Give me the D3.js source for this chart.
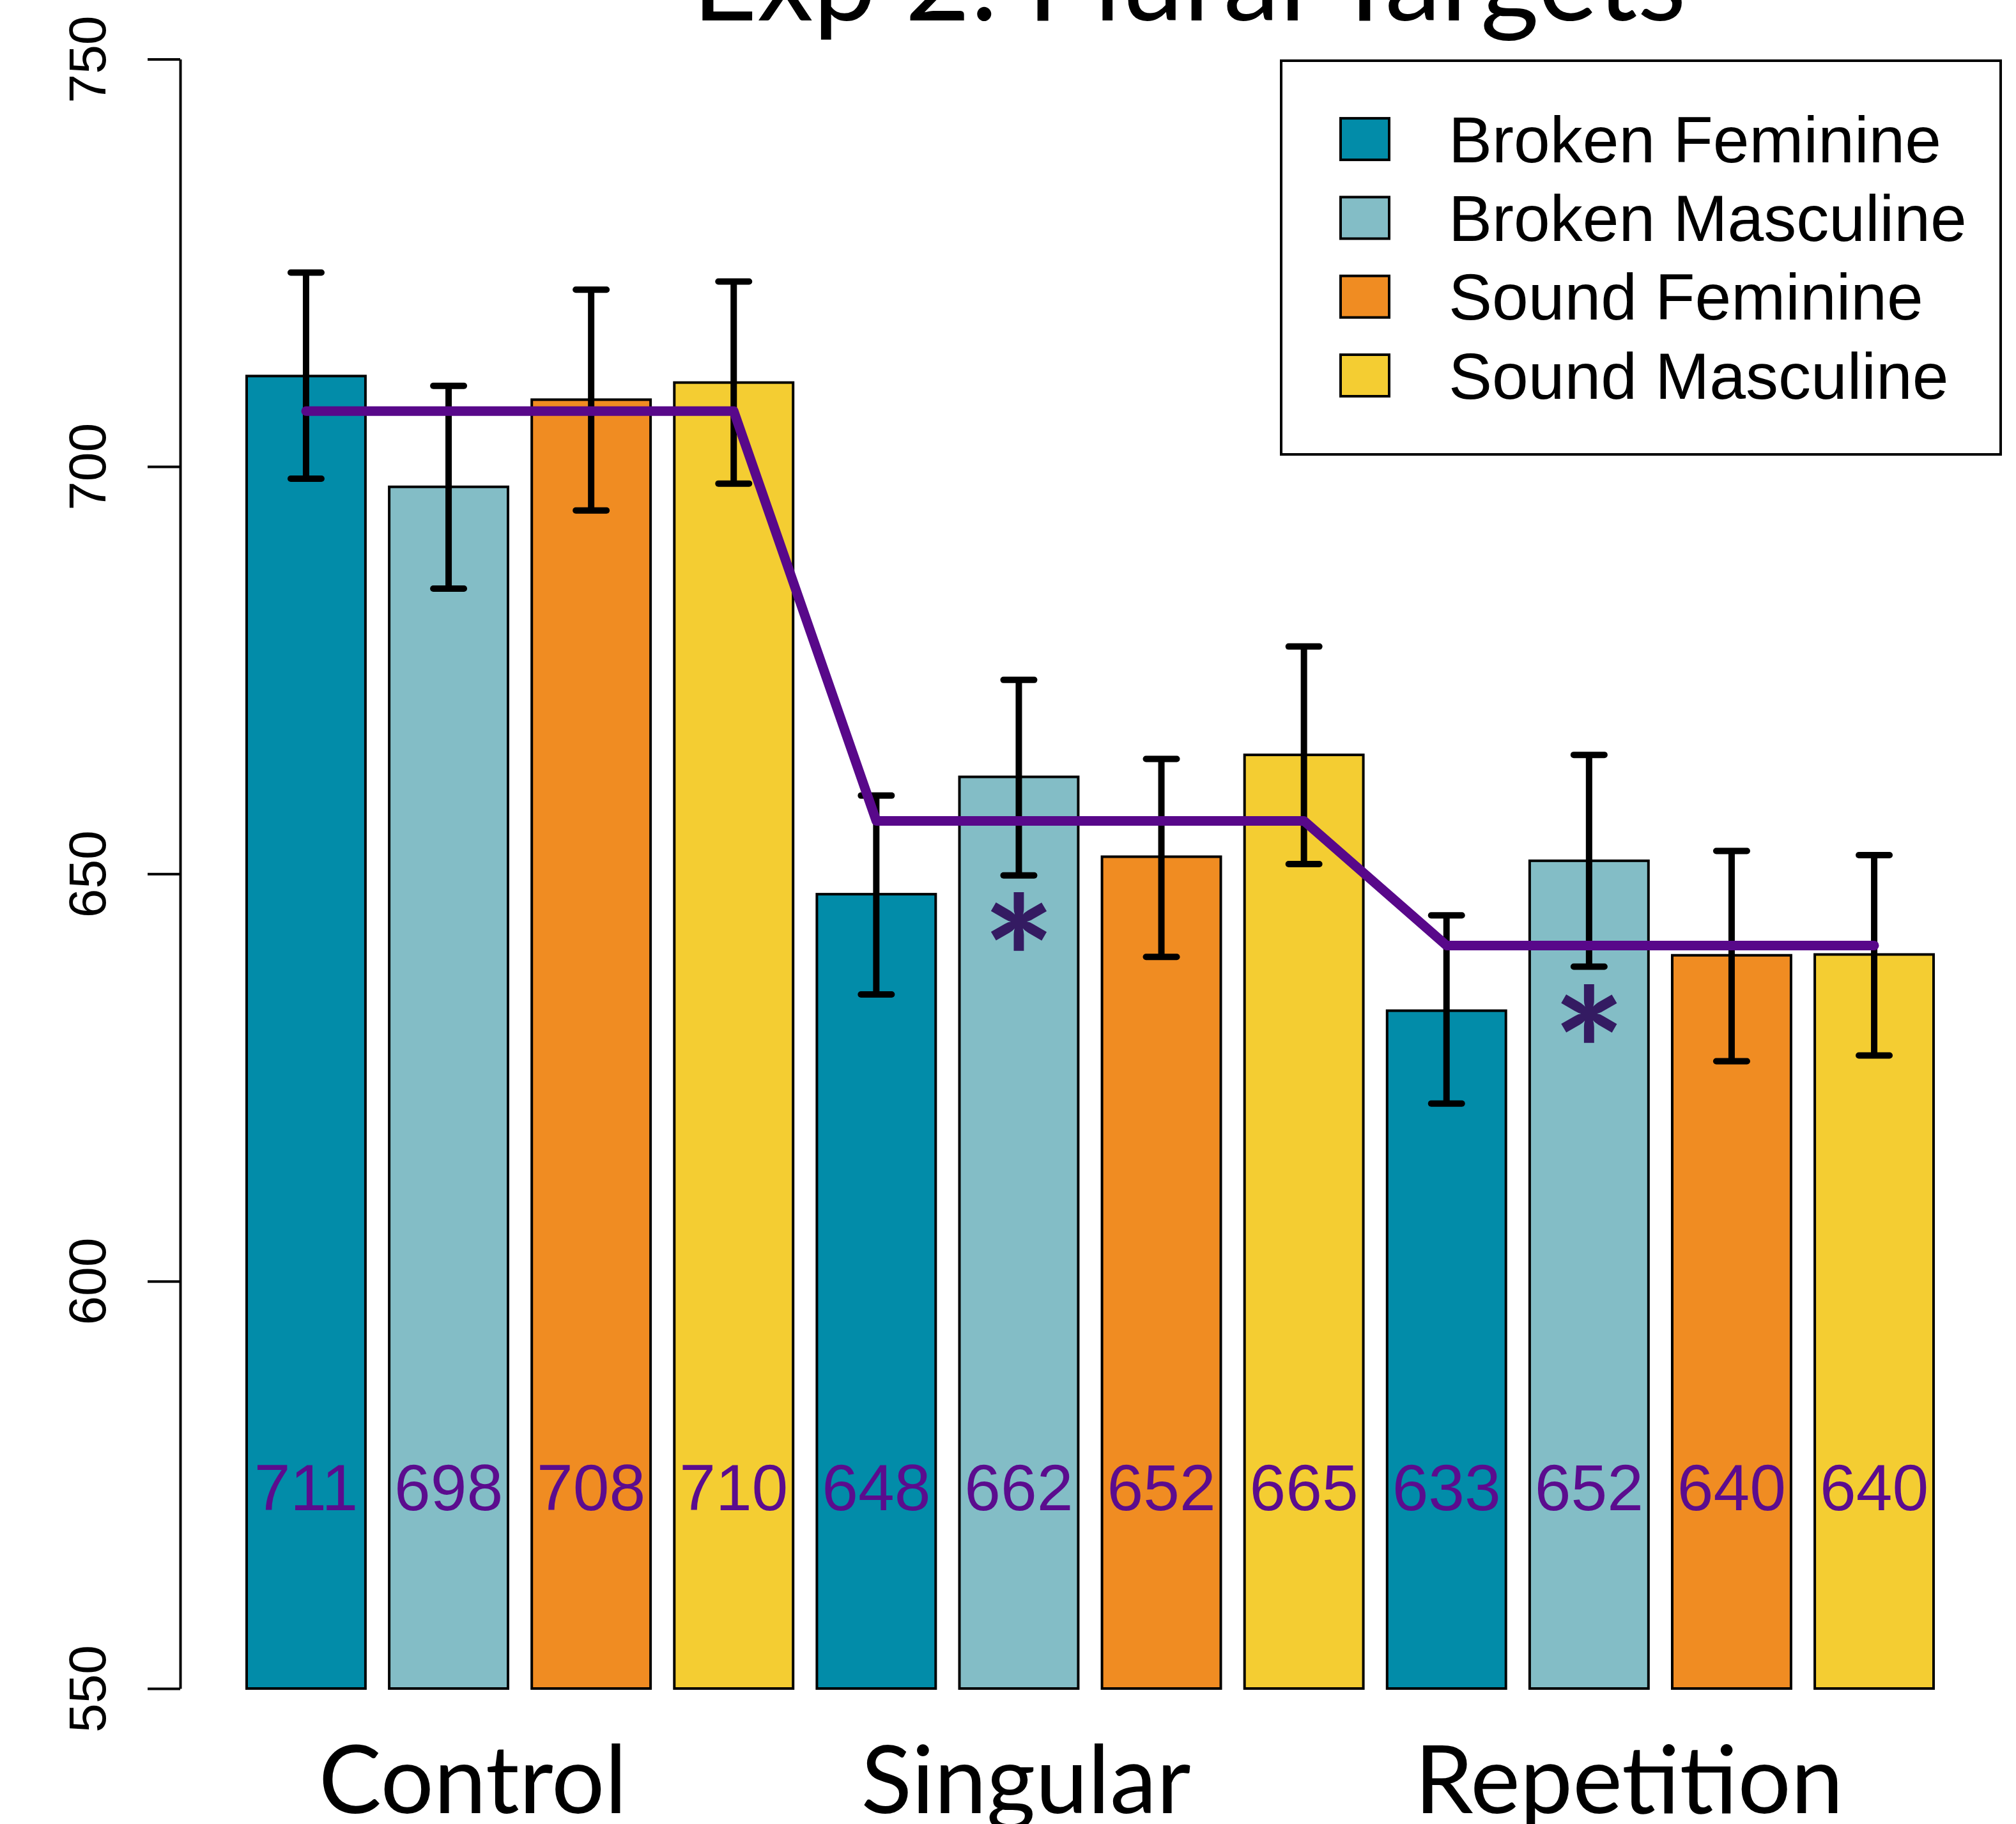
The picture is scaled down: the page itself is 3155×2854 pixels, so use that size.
<!DOCTYPE html>
<html>
<head>
<meta charset="utf-8">
<script src="https://cdn.jsdelivr.net/npm/d3@7"></script>
<style>
  body { margin: 0; background: #fff; }
  svg { display: block; }
</style>
</head>
<body>
<svg id="chart" width="3155" height="2854"></svg>
<script>
// data
const conditions = ["Control", "Singular", "Repetition"];
const pluralTypes = ["Broken Feminine", "Broken Masculine", "Sound Feminine", "Sound Masculine"];
const typeColors = ["#028ca9", "#83bdc6", "#f08c22", "#f4cd32"];
const meanRT = [711.1, 697.5, 708.2, 710.3, 647.5, 661.9, 652.1, 664.6, 633.2, 651.6, 640.0, 640.1];
const errHigh = [723.8, 709.9, 721.7, 722.7, 659.6, 673.8, 664.1, 677.9, 644.9, 664.6, 652.8, 652.3];
const errLow = [698.5, 685.0, 694.6, 697.9, 635.2, 649.8, 639.8, 651.2, 621.8, 638.6, 627.0, 627.7];
const conditionMeans = [706.8, 656.5, 641.2];
const yTicks = [550, 600, 650, 700, 750];
const starBars = [5, 9];
const starY = [644.4, 633.1];
const conditionLabelAt = [1.17, 5.05, 9.28]; // in bar-index units

const svg = d3.select("#chart");
const purple = "#58088a";

const x = d3.scaleBand()
    .domain(d3.range(meanRT.length))
    .range([386, 3026])
    .paddingInner(1 / 6)
    .paddingOuter(0);
const bw = x.bandwidth();
const cx = i => x(i) + bw / 2;
const idx = d3.scaleLinear().domain([0, 11]).range([cx(0), cx(11)]);

const y = d3.scaleLinear()
    .domain([550, 750])
    .range([2642, 92.5]);

// title
svg.append("text")
    .attr("x", 1861)
    .attr("y", 32)
    .attr("text-anchor", "middle")
    .style("font-family", "Lato")
    .style("font-size", "176px")
    .text("Exp 2: Plural Targets");

// y axis
const yAxis = svg.append("g")
    .attr("transform", "translate(282,0)")
    .call(d3.axisLeft(y).tickValues(yTicks).tickSize(51).tickSizeOuter(0));
yAxis.select(".domain").attr("stroke-width", 4);
yAxis.selectAll(".tick line").attr("stroke-width", 4);
yAxis.selectAll(".tick text")
    .attr("x", null)
    .attr("dy", null)
    .attr("transform", "translate(-117,0) rotate(-90)")
    .attr("text-anchor", "middle")
    .style("font-family", "Liberation Sans")
    .style("font-size", "82px")
    .attr("fill", "#000");

// bars
svg.append("g").selectAll("rect")
    .data(meanRT)
    .enter()
    .append("rect")
    .attr("x", (d, i) => x(i))
    .attr("y", d => y(d))
    .attr("width", bw)
    .attr("height", d => y(550) - y(d))
    .attr("fill", (d, i) => typeColors[i % 4])
    .attr("stroke", "#000")
    .attr("stroke-width", 4);

// error bars
const eb = svg.append("g").attr("stroke", "#000").attr("stroke-width", 10);
meanRT.forEach(function (d, i) {
    eb.append("line")
        .attr("x1", cx(i)).attr("x2", cx(i))
        .attr("y1", y(errLow[i])).attr("y2", y(errHigh[i]));
    [errLow[i], errHigh[i]].forEach(function (v) {
        eb.append("line")
            .attr("x1", cx(i) - 24).attr("x2", cx(i) + 24)
            .attr("y1", y(v)).attr("y2", y(v))
            .attr("stroke-linecap", "round");
    });
});

// condition mean line
const linePts = [];
conditionMeans.forEach(function (m, g) {
    linePts.push([cx(4 * g), y(m)]);
    linePts.push([cx(4 * g + 3), y(m)]);
});
svg.append("path")
    .attr("d", d3.line()(linePts))
    .attr("fill", "none")
    .attr("stroke", purple)
    .attr("stroke-width", 15)
    .attr("stroke-linecap", "round")
    .attr("stroke-linejoin", "round");

// asterisks
svg.append("g").selectAll("text")
    .data(starBars)
    .enter()
    .append("text")
    .attr("x", d => cx(d))
    .attr("y", (d, i) => y(starY[i]))
    .attr("dy", "0.6em")
    .attr("text-anchor", "middle")
    .attr("fill", "#341b62")
    .style("font-family", "Lato")
    .style("font-weight", "bold")
    .style("font-size", "270px")
    .text("*");

// value labels
svg.append("g").selectAll("text")
    .data(meanRT)
    .enter()
    .append("text")
    .attr("x", (d, i) => cx(i))
    .attr("y", y(571.9))
    .attr("text-anchor", "middle")
    .attr("fill", "#5b0c8e")
    .style("font-family", "Liberation Sans")
    .style("font-size", "102px")
    .text(d => Math.round(d));

// condition labels
svg.append("g").selectAll("text")
    .data(conditions)
    .enter()
    .append("text")
    .attr("x", (d, i) => idx(conditionLabelAt[i]))
    .attr("y", 2837)
    .attr("text-anchor", "middle")
    .style("font-family", "Lato")
    .style("font-size", "147px")
    .text(d => d);

// legend
const legend = svg.append("g");
legend.append("rect")
    .attr("x", 2005).attr("y", 95)
    .attr("width", 1126).attr("height", 616)
    .attr("fill", "#fff")
    .attr("stroke", "#000")
    .attr("stroke-width", 4);
const item = legend.selectAll("g.item")
    .data(pluralTypes)
    .enter()
    .append("g")
    .attr("class", "item")
    .attr("transform", (d, i) => "translate(0," + (217.6 + 123.3 * i) + ")");
item.append("rect")
    .attr("x", 2098).attr("y", -32.5)
    .attr("width", 76).attr("height", 65)
    .attr("fill", (d, i) => typeColors[i])
    .attr("stroke", "#000")
    .attr("stroke-width", 4);
item.append("text")
    .attr("x", 2267)
    .attr("y", 36)
    .style("font-family", "Liberation Sans")
    .style("font-size", "102px")
    .text(d => d);
</script>
</body>
</html>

__________

Give every line back word for word and leave the pictures out.

> Result of this task:
Give me the D3.js source for this chart.
The picture is scaled down: the page itself is 3155×2854 pixels, so use that size.
<!DOCTYPE html>
<html>
<head>
<meta charset="utf-8">
<script src="https://cdn.jsdelivr.net/npm/d3@7"></script>
<style>
  body { margin: 0; background: #fff; }
  svg { display: block; }
</style>
</head>
<body>
<svg id="chart" width="3155" height="2854"></svg>
<script>
// data
const conditions = ["Control", "Singular", "Repetition"];
const pluralTypes = ["Broken Feminine", "Broken Masculine", "Sound Feminine", "Sound Masculine"];
const typeColors = ["#028ca9", "#83bdc6", "#f08c22", "#f4cd32"];
const meanRT = [711.1, 697.5, 708.2, 710.3, 647.5, 661.9, 652.1, 664.6, 633.2, 651.6, 640.0, 640.1];
const errHigh = [723.8, 709.9, 721.7, 722.7, 659.6, 673.8, 664.1, 677.9, 644.9, 664.6, 652.8, 652.3];
const errLow = [698.5, 685.0, 694.6, 697.9, 635.2, 649.8, 639.8, 651.2, 621.8, 638.6, 627.0, 627.7];
const conditionMeans = [706.8, 656.5, 641.2];
const yTicks = [550, 600, 650, 700, 750];
const starBars = [5, 9];
const starY = [644.4, 633.1];
const conditionLabelAt = [1.17, 5.05, 9.28]; // in bar-index units

const svg = d3.select("#chart");
const purple = "#58088a";

const x = d3.scaleBand()
    .domain(d3.range(meanRT.length))
    .range([386, 3026])
    .paddingInner(1 / 6)
    .paddingOuter(0);
const bw = x.bandwidth();
const cx = i => x(i) + bw / 2;
const idx = d3.scaleLinear().domain([0, 11]).range([cx(0), cx(11)]);

const y = d3.scaleLinear()
    .domain([550, 750])
    .range([2642, 92.5]);

// title
svg.append("text")
    .attr("x", 1861)
    .attr("y", 32)
    .attr("text-anchor", "middle")
    .style("font-family", "Lato")
    .style("font-size", "176px")
    .text("Exp 2: Plural Targets");

// y axis
const yAxis = svg.append("g")
    .attr("transform", "translate(282,0)")
    .call(d3.axisLeft(y).tickValues(yTicks).tickSize(51).tickSizeOuter(0));
yAxis.select(".domain").attr("stroke-width", 4);
yAxis.selectAll(".tick line").attr("stroke-width", 4);
yAxis.selectAll(".tick text")
    .attr("x", null)
    .attr("dy", null)
    .attr("transform", "translate(-117,0) rotate(-90)")
    .attr("text-anchor", "middle")
    .style("font-family", "Liberation Sans")
    .style("font-size", "82px")
    .attr("fill", "#000");

// bars
svg.append("g").selectAll("rect")
    .data(meanRT)
    .enter()
    .append("rect")
    .attr("x", (d, i) => x(i))
    .attr("y", d => y(d))
    .attr("width", bw)
    .attr("height", d => y(550) - y(d))
    .attr("fill", (d, i) => typeColors[i % 4])
    .attr("stroke", "#000")
    .attr("stroke-width", 4);

// error bars
const eb = svg.append("g").attr("stroke", "#000").attr("stroke-width", 10);
meanRT.forEach(function (d, i) {
    eb.append("line")
        .attr("x1", cx(i)).attr("x2", cx(i))
        .attr("y1", y(errLow[i])).attr("y2", y(errHigh[i]));
    [errLow[i], errHigh[i]].forEach(function (v) {
        eb.append("line")
            .attr("x1", cx(i) - 24).attr("x2", cx(i) + 24)
            .attr("y1", y(v)).attr("y2", y(v))
            .attr("stroke-linecap", "round");
    });
});

// condition mean line
const linePts = [];
conditionMeans.forEach(function (m, g) {
    linePts.push([cx(4 * g), y(m)]);
    linePts.push([cx(4 * g + 3), y(m)]);
});
svg.append("path")
    .attr("d", d3.line()(linePts))
    .attr("fill", "none")
    .attr("stroke", purple)
    .attr("stroke-width", 15)
    .attr("stroke-linecap", "round")
    .attr("stroke-linejoin", "round");

// asterisks
svg.append("g").selectAll("text")
    .data(starBars)
    .enter()
    .append("text")
    .attr("x", d => cx(d))
    .attr("y", (d, i) => y(starY[i]))
    .attr("dy", "0.6em")
    .attr("text-anchor", "middle")
    .attr("fill", "#341b62")
    .style("font-family", "Lato")
    .style("font-weight", "bold")
    .style("font-size", "270px")
    .text("*");

// value labels
svg.append("g").selectAll("text")
    .data(meanRT)
    .enter()
    .append("text")
    .attr("x", (d, i) => cx(i))
    .attr("y", y(571.9))
    .attr("text-anchor", "middle")
    .attr("fill", "#5b0c8e")
    .style("font-family", "Liberation Sans")
    .style("font-size", "102px")
    .text(d => Math.round(d));

// condition labels
svg.append("g").selectAll("text")
    .data(conditions)
    .enter()
    .append("text")
    .attr("x", (d, i) => idx(conditionLabelAt[i]))
    .attr("y", 2837)
    .attr("text-anchor", "middle")
    .style("font-family", "Lato")
    .style("font-size", "147px")
    .text(d => d);

// legend
const legend = svg.append("g");
legend.append("rect")
    .attr("x", 2005).attr("y", 95)
    .attr("width", 1126).attr("height", 616)
    .attr("fill", "#fff")
    .attr("stroke", "#000")
    .attr("stroke-width", 4);
const item = legend.selectAll("g.item")
    .data(pluralTypes)
    .enter()
    .append("g")
    .attr("class", "item")
    .attr("transform", (d, i) => "translate(0," + (217.6 + 123.3 * i) + ")");
item.append("rect")
    .attr("x", 2098).attr("y", -32.5)
    .attr("width", 76).attr("height", 65)
    .attr("fill", (d, i) => typeColors[i])
    .attr("stroke", "#000")
    .attr("stroke-width", 4);
item.append("text")
    .attr("x", 2267)
    .attr("y", 36)
    .style("font-family", "Liberation Sans")
    .style("font-size", "102px")
    .text(d => d);
</script>
</body>
</html>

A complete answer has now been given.